A respeito do uso de “inferno” para traduzir estas palavras originais do hebraico e do grego, An Expository Dictionary of New Testament Words (Dicionário Expositivo de Palavras do Novo Testamento), de W. E. Vine (Vol. H, p. 187) afirma: “HADES . . . Corresponde a ‘Seol’ no A.T. [Antigo Testamento]. Na V.A. [Versão Autorizada] do A.T. [Antigo Testamento] e do N.T. [Novo Testamento], foi vertido de modo infeliz por ‘Inferno’.”
A Colliefs Encyclopedia (Enciclopédia de Collier; ed. 1965, Vol. 12, p. 27) afirma a respeito do “Inferno”: “Primeiro representa o hebraico Seol do Antigo Testamento, e o grego Hades, da Septuaginta e do Novo Testamento.

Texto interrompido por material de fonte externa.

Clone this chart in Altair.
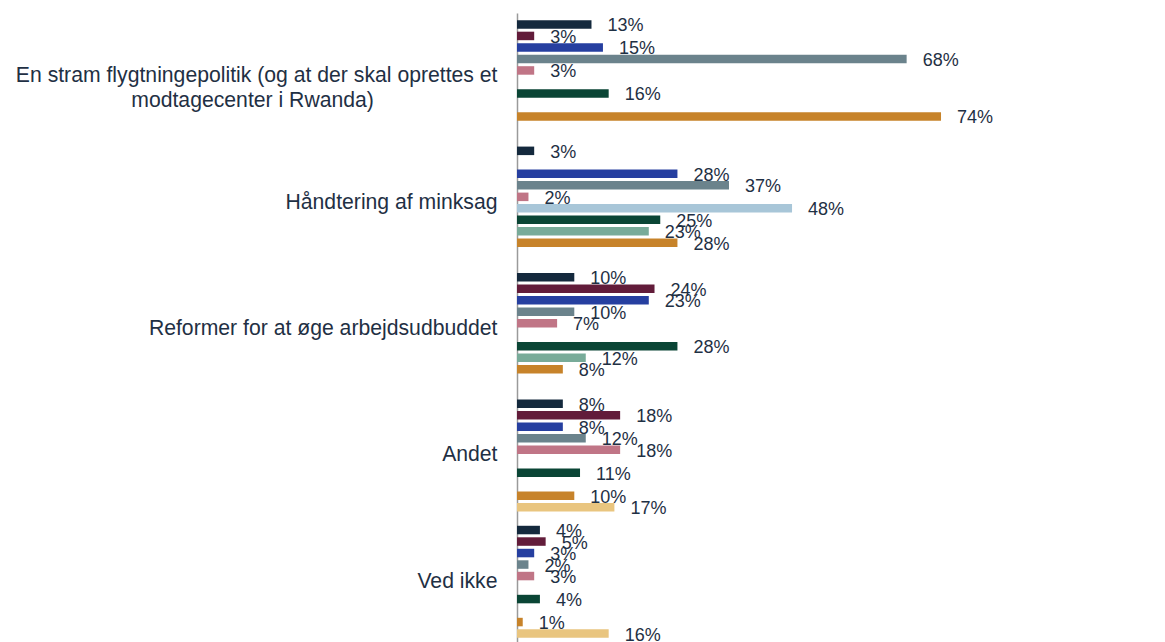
import altair as alt
import pandas as pd

# --- data -------------------------------------------------------------
line1 = "En stram flygtningepolitik (og at der skal oprettes et"
line2 = "modtagecenter i Rwanda)"
categories = [
    line1 + " " + line2,
    "Håndtering af minksag",
    "Reformer for at øge arbejdsudbuddet",
    "Andet",
    "Ved ikke",
]
series = [f"Serie {i}" for i in range(1, 11)]
colors = ["#14293d", "#621c3a", "#263fa0", "#6b838c", "#c07586",
          "#a8c6d8", "#0a4535", "#78ab99", "#c7832a", "#e9c57f"]

vals_flygtning = [13, 3, 15, 68, 3, None, 16, None, 74, None]
vals_mink = [3, None, 28, 37, 2, 48, 25, 23, 28, None]
vals_reformer = [10, 24, 23, 10, 7, None, 28, 12, 8, None]
vals_andet = [8, 18, 8, 12, 18, None, 11, None, 10, 17]
vals_vedikke = [4, 5, 3, 2, 3, None, 4, None, 1, 16]

all_vals = [vals_flygtning, vals_mink, vals_reformer, vals_andet, vals_vedikke]

rows = []
for cat, vals in zip(categories, all_vals):
    for s, v in zip(series, vals):
        if v is not None:
            rows.append({"category": cat, "series": s, "value": v, "label": f"{v}%"})
df = pd.DataFrame(rows)

# --- chart ------------------------------------------------------------
text_color = "#1f3044"
font = "Liberation Sans"
pad = "\u00a0" * 21 + "\u200b"
label_expr = (
    f"datum.value == '{categories[0]}' ? ['{line1}', '{line2}{pad}'] : datum.label"
)

base = alt.Chart(df).encode(
    y=alt.Y(
        "category:N",
        sort=categories,
        scale=alt.Scale(domain=categories, paddingInner=0.09, paddingOuter=0.045),
        axis=alt.Axis(
            title=None,
            ticks=False,
            labelFont=font,
            labelFontSize=21.2,
            labelColor=text_color,
            labelPadding=20,
            labelLimit=0,
            labelLineHeight=25,
            labelExpr=label_expr,
            domainColor="#9a9a9a",
            domainWidth=1.5,
            grid=False,
        ),
    ),
    yOffset=alt.YOffset(
        "series:N",
        sort=series,
        scale=alt.Scale(domain=series, paddingInner=0.26, paddingOuter=0.13),
    ),
    x=alt.X("value:Q", scale=alt.Scale(domain=[0, 100]), axis=None),
)

bars = base.mark_bar().encode(
    color=alt.Color("series:N", scale=alt.Scale(domain=series, range=colors), legend=None)
)

labels = base.mark_text(
    align="left", baseline="middle", dx=16, dy=2,
    fontSize=18, font=font, color=text_color,
).encode(text="label:N")

chart = (
    alt.layer(bars, labels)
    .properties(
        width=573,
        height=632,
        autosize=alt.AutoSizeParams(type="none"),
        padding={"left": 509, "top": 5, "right": 5, "bottom": 5},
    )
    .configure_view(stroke=None)
)

chart.save("out.html", embed_options={"renderer": "svg", "actions": False})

Visto que Seol, nos tempos do Antigo Testamento, se referia simplesmente à habitação dos mortos e não sugeria distinções morais, a palavra ‘inferno’, conforme entendida atualmente, não é uma tradução feliz.”
Com efeito, é devido ao modo como a palavra “inferno” é entendida hoje em dia que ela constitui tal meio ‘infeliz’ de verter estas palavras bíblicas originais. Basicamente, o significado original da palavra “inferno” é bem similar ao significado destas palavras bíblicas, mas tal significado se perdeu de vista e foi substituído por outro significado, que muito se contrasta com o original. O New Twentieth Century Dictionary, Unabridged (Novo Dicionário do Século Vinte, Exaustivo), de Webster, afirma sob “Inferno”: “de helan, cobrir, esconder”. A palavra “inferno” não transmitia assim, originalmente, nenhuma idéia de calor ou de tormento, mas simplesmente de um ‘lugar coberto ou oculto, e, assim sendo, era muito similar ao significado do hebraico she’óhl. No antigo dialeto inglês, a expressão “helling potatoes” (infernizar batatas) significava, não assá-las no fogo, mas simplesmente colocar as batatas no chão, ou num porão.
O significado atribuído à palavra “inferno” atualmente é o representado em A Divina Comédia de Dante, e no Paraíso Perdido de Milton, significado este completamente distanciado da definição original da palavra. A idéia dum “inferno” de tormento ardente, contudo, remonta a uma época muito anterior a Dante ou a Milton. A Grolier Universal Encyclopedia (Enciclopédia Universal Grolier; ed. 1965, Vol. 5, p. 205), sob “Inferno”, afirma: “Os hindus e os budistas consideram o inferno como um lugar de purificação espiritual e de restauração final. A tradição islâmica o reputa um lugar de castigo eterno.” Também é encontrado entre os ensinos religiosos pagãos dos povos antigos da Babilônia, da Pérsia e da Fenícia. The Encyclopedia Americana (Ed. 1956, Vol. 14, p. 82) afirma: “Embora haja muitas e significativas variações nos pormenores, os aspectos principais do inferno, conforme concebidos pelos teólogos hindus, persas, egípcios, gregos, hebreus e cristãos, são essencialmente iguais.”
Visto que este conceito de “inferno” tem sido um ensinamento básico da cristandade por muitos séculos, é compreensível por que a obra supracitada afirma (na p. 81): “Muita confusão e muitos mal-entendidos foram causados pelo fato de os primitivos tradutores da Bíblia terem traduzido persistentemente o hebraico Seol e o grego Hades e Geena pela palavra inferno. A simples transliteração destas palavras por parte dos tradutores das edições revistas da Bíblia não bastou para eliminar apreciavelmente esta confusão e equívoco.” Sem embargo, tal transliteração e tradução da Bíblia a fazer uma comparação cuidadosa dos textos em que aparecem estas palavras originais, e, com a mente aberta, a chegar assim ao entendimento correto de seu verdadeiro significado.